Menachem Youlus, 50, allegedly defrauded the charity Save a Torah and its donors of hundreds of thousands of dollars, the US attorney's office in Manhattan and the inspector general of the New York office of the US postal service said in a joint statement.

"Youlus, who billed himself as the 'Jewish Indiana Jones,' fabricated detailed accounts of having found Torahs lost or hidden during the Holocaust in Europe, including in Auschwitz and the Bergen-Belsen concentration camp, and in other places around the world," the statement said.

"He then used those false accounts as a platform for soliciting contributions to Save a Torah, some of which he embezzled by diverting them directly into his personal bank accounts."

Federal prosecutor Preet Bharara, the US attorney for Manhattan, said the alleged embezzler resembled only in one respect the heroic character of the popular "Indiana Jones" films.

"His alleged exploits were no more real than those of the movie character he claimed to resemble," Bharara said.

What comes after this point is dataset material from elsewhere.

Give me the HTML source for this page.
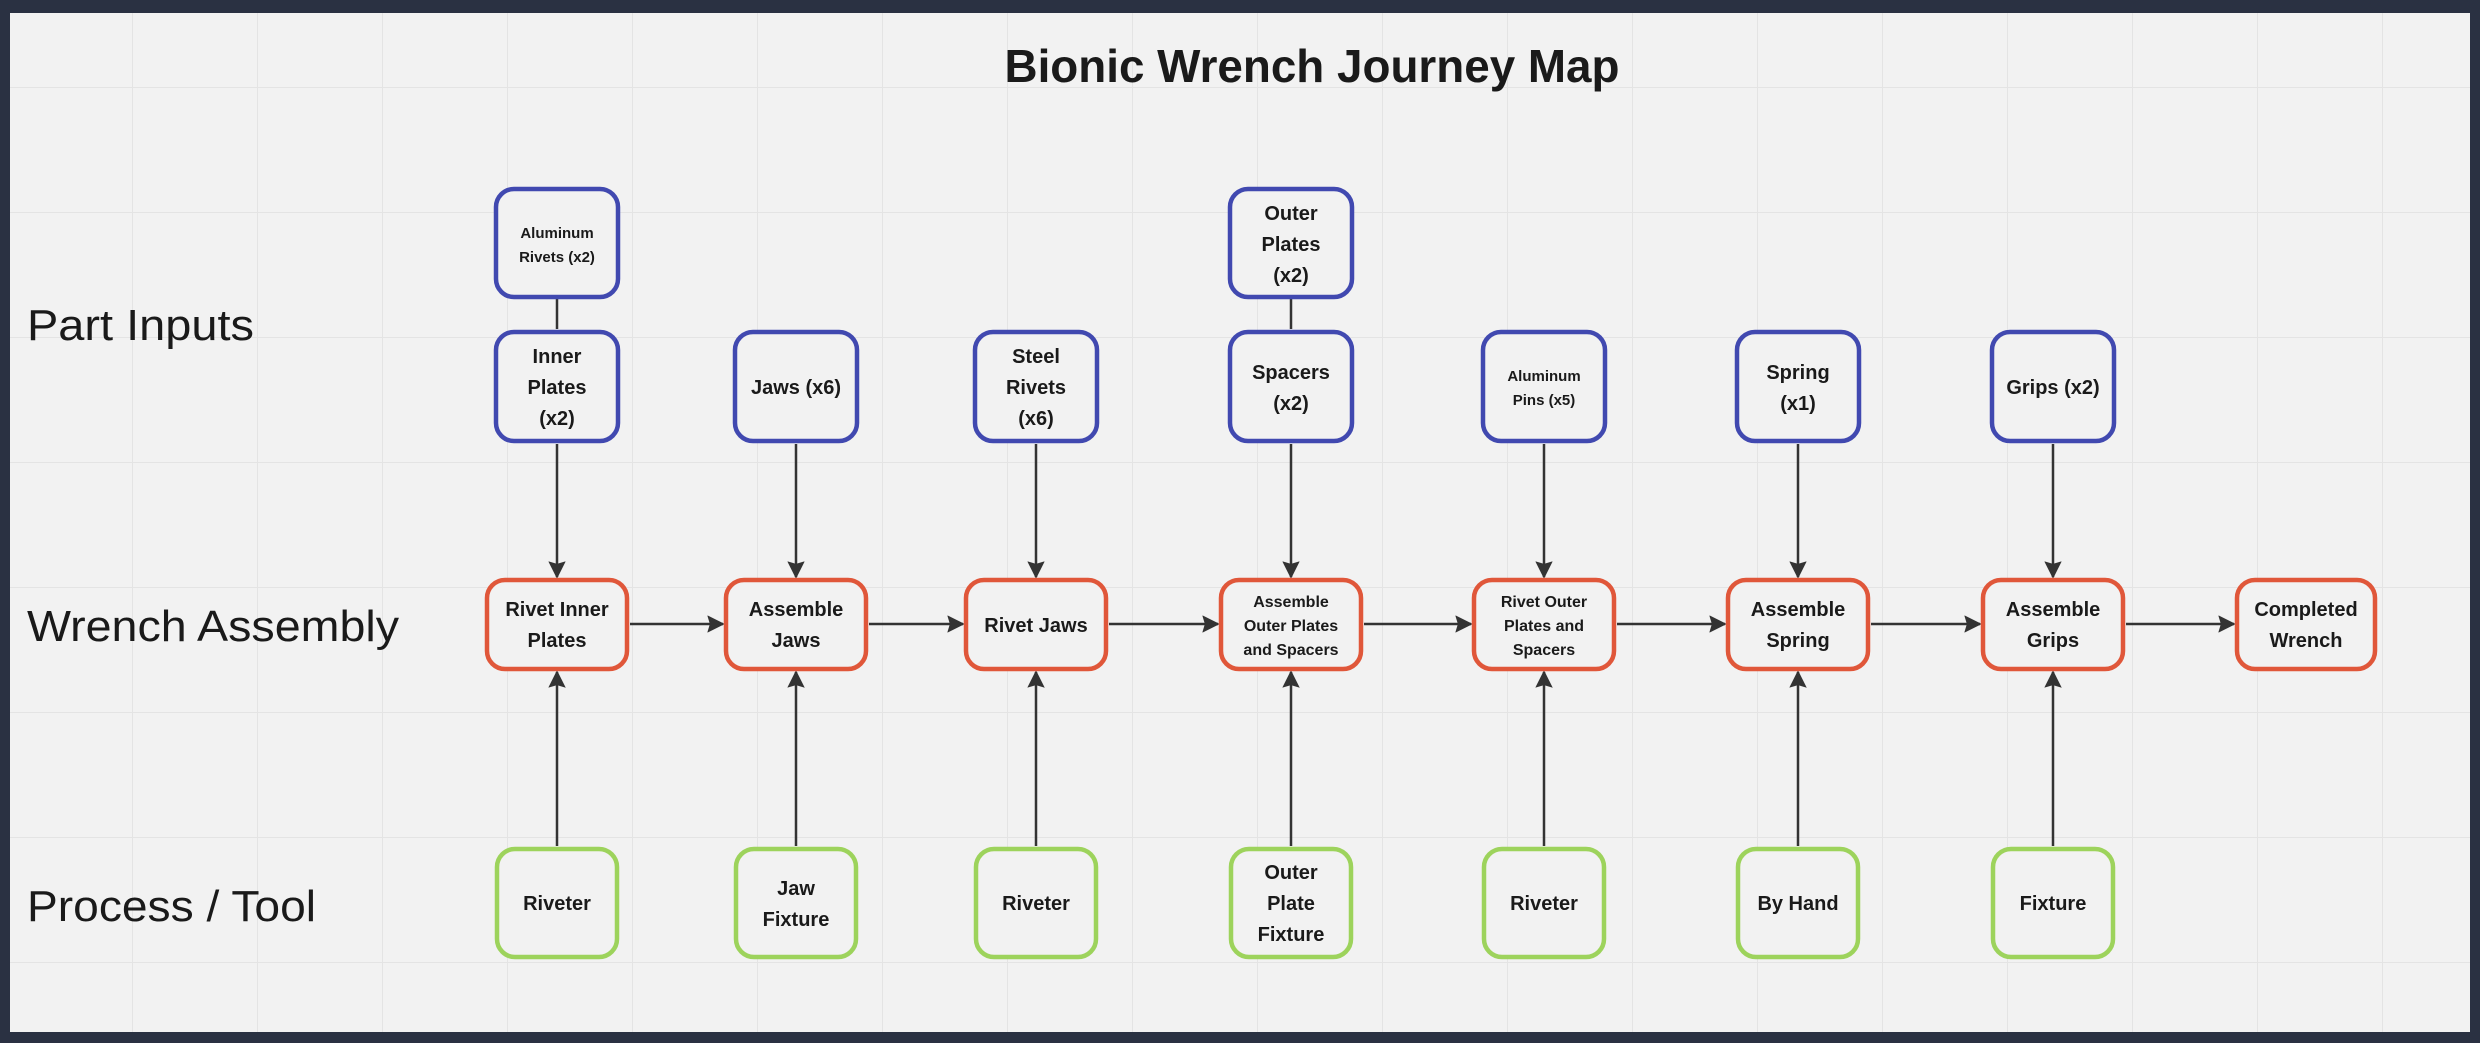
<!DOCTYPE html>
<html><head><meta charset="utf-8"><style>
html,body{margin:0;padding:0;background:#2a3142;}
svg{display:block}
</style></head><body>
<svg width="2480" height="1043" viewBox="0 0 2480 1043" xmlns="http://www.w3.org/2000/svg">
<defs>
<pattern id="g" x="7" y="-38" width="125" height="125" patternUnits="userSpaceOnUse">
<path d="M0 0V125M0 0H125" stroke="#e4e4e4" stroke-width="2" fill="none"/>
</pattern>
<marker id="a" viewBox="0 0 10 10" refX="9" refY="5" markerWidth="7" markerHeight="7" orient="auto" markerUnits="strokeWidth">
<path d="M0 0L10 5L0 10L1.5 5Z" fill="#333"/>
</marker>
</defs>
<rect x="0" y="0" width="2480" height="1043" fill="#2a3142"/>
<rect x="10" y="13" width="2460" height="1019" fill="#f2f2f2"/>
<rect x="10" y="13" width="2460" height="1019" fill="url(#g)"/>

<g font-family="Liberation Sans, sans-serif" fill="#1a1a1a">
<text x="1312" y="82" font-size="46" font-weight="bold" text-anchor="middle" textLength="615" lengthAdjust="spacingAndGlyphs">Bionic Wrench Journey Map</text>
<text x="27" y="340" font-size="44" textLength="227" lengthAdjust="spacingAndGlyphs">Part Inputs</text>
<text x="27" y="641" font-size="44" textLength="372" lengthAdjust="spacingAndGlyphs">Wrench Assembly</text>
<text x="27" y="921" font-size="44" textLength="289" lengthAdjust="spacingAndGlyphs">Process / Tool</text>
</g>

<g stroke="#333" stroke-width="2.5" fill="none">
<line x1="557" y1="299" x2="557" y2="329"/>
<line x1="1291" y1="299" x2="1291" y2="329"/>
<g marker-end="url(#a)">
<line x1="557" y1="444" x2="557" y2="577"/>
<line x1="796" y1="444" x2="796" y2="577"/>
<line x1="1036" y1="444" x2="1036" y2="577"/>
<line x1="1291" y1="444" x2="1291" y2="577"/>
<line x1="1544" y1="444" x2="1544" y2="577"/>
<line x1="1798" y1="444" x2="1798" y2="577"/>
<line x1="2053" y1="444" x2="2053" y2="577"/>
<line x1="557" y1="846" x2="557" y2="672"/>
<line x1="796" y1="846" x2="796" y2="672"/>
<line x1="1036" y1="846" x2="1036" y2="672"/>
<line x1="1291" y1="846" x2="1291" y2="672"/>
<line x1="1544" y1="846" x2="1544" y2="672"/>
<line x1="1798" y1="846" x2="1798" y2="672"/>
<line x1="2053" y1="846" x2="2053" y2="672"/>
<line x1="630" y1="624" x2="723" y2="624"/>
<line x1="869" y1="624" x2="963" y2="624"/>
<line x1="1109" y1="624" x2="1218" y2="624"/>
<line x1="1364" y1="624" x2="1471" y2="624"/>
<line x1="1617" y1="624" x2="1725" y2="624"/>
<line x1="1871" y1="624" x2="1980" y2="624"/>
<line x1="2126" y1="624" x2="2234" y2="624"/>
</g>
</g>

<g fill="#f2f2f2" stroke="#4149b0" stroke-width="4.5">
<rect x="496" y="189" width="122" height="108" rx="18"/>
<rect x="1230" y="189" width="122" height="108" rx="18"/>
<rect x="496" y="332" width="122" height="109" rx="18"/>
<rect x="735" y="332" width="122" height="109" rx="18"/>
<rect x="975" y="332" width="122" height="109" rx="18"/>
<rect x="1230" y="332" width="122" height="109" rx="18"/>
<rect x="1483" y="332" width="122" height="109" rx="18"/>
<rect x="1737" y="332" width="122" height="109" rx="18"/>
<rect x="1992" y="332" width="122" height="109" rx="18"/>
</g>
<g fill="#f2f2f2" stroke="#e0573a" stroke-width="4.5">
<rect x="487" y="580" width="140" height="89" rx="18"/>
<rect x="726" y="580" width="140" height="89" rx="18"/>
<rect x="966" y="580" width="140" height="89" rx="18"/>
<rect x="1221" y="580" width="140" height="89" rx="18"/>
<rect x="1474" y="580" width="140" height="89" rx="18"/>
<rect x="1728" y="580" width="140" height="89" rx="18"/>
<rect x="1983" y="580" width="140" height="89" rx="18"/>
<rect x="2237" y="580" width="138" height="89" rx="18"/>
</g>
<g fill="#f2f2f2" stroke="#9dd35c" stroke-width="4.5">
<rect x="497" y="849" width="120" height="108" rx="18"/>
<rect x="736" y="849" width="120" height="108" rx="18"/>
<rect x="976" y="849" width="120" height="108" rx="18"/>
<rect x="1231" y="849" width="120" height="108" rx="18"/>
<rect x="1484" y="849" width="120" height="108" rx="18"/>
<rect x="1738" y="849" width="120" height="108" rx="18"/>
<rect x="1993" y="849" width="120" height="108" rx="18"/>
</g>

<g font-family="Liberation Sans, sans-serif" font-weight="bold" fill="#1a1a1a" text-anchor="middle" font-size="20">
<g font-size="15">
<text x="557" y="238">Aluminum</text><text x="557" y="262">Rivets (x2)</text>
<text x="1544" y="381">Aluminum</text><text x="1544" y="405">Pins (x5)</text>
</g>
<text x="1291" y="220">Outer</text><text x="1291" y="251">Plates</text><text x="1291" y="282">(x2)</text>
<text x="557" y="363">Inner</text><text x="557" y="394">Plates</text><text x="557" y="425">(x2)</text>
<text x="796" y="394">Jaws (x6)</text>
<text x="1036" y="363">Steel</text><text x="1036" y="394">Rivets</text><text x="1036" y="425">(x6)</text>
<text x="1291" y="379">Spacers</text><text x="1291" y="410">(x2)</text>
<text x="1798" y="379">Spring</text><text x="1798" y="410">(x1)</text>
<text x="2053" y="394">Grips (x2)</text>

<text x="557" y="616">Rivet Inner</text><text x="557" y="647">Plates</text>
<text x="796" y="616">Assemble</text><text x="796" y="647">Jaws</text>
<text x="1036" y="632">Rivet Jaws</text>
<g font-size="16">
<text x="1291" y="607">Assemble</text><text x="1291" y="631">Outer Plates</text><text x="1291" y="655">and Spacers</text>
<text x="1544" y="607">Rivet Outer</text><text x="1544" y="631">Plates and</text><text x="1544" y="655">Spacers</text>
</g>
<text x="1798" y="616">Assemble</text><text x="1798" y="647">Spring</text>
<text x="2053" y="616">Assemble</text><text x="2053" y="647">Grips</text>
<text x="2306" y="616">Completed</text><text x="2306" y="647">Wrench</text>

<text x="557" y="910">Riveter</text>
<text x="796" y="895">Jaw</text><text x="796" y="926">Fixture</text>
<text x="1036" y="910">Riveter</text>
<text x="1291" y="879">Outer</text><text x="1291" y="910">Plate</text><text x="1291" y="941">Fixture</text>
<text x="1544" y="910">Riveter</text>
<text x="1798" y="910">By Hand</text>
<text x="2053" y="910">Fixture</text>
</g>
</svg>
</body></html>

"He chose poorly in allegedly exploiting an excruciating chapter in Jewish and international history to perpetrate a brazen fraud that played on the heartstrings of the people for whom the painful memories of that period will never die."

Youlus was to be arraigned later Wednesday. If found guilty of one count of mail fraud and one count of wire fraud, he faces a maximum of 20 years prison on each count and a maximum fine of $250,000.

Despite the arrest, Save a Torah's website continued to call for donors, saying "more than 60 years after the end of the Holocaust, there is the brief opportunity to rescue and restore Torah scrolls hidden, lost or stolen during the Holocaust and other world upheavals... Time is of the essence."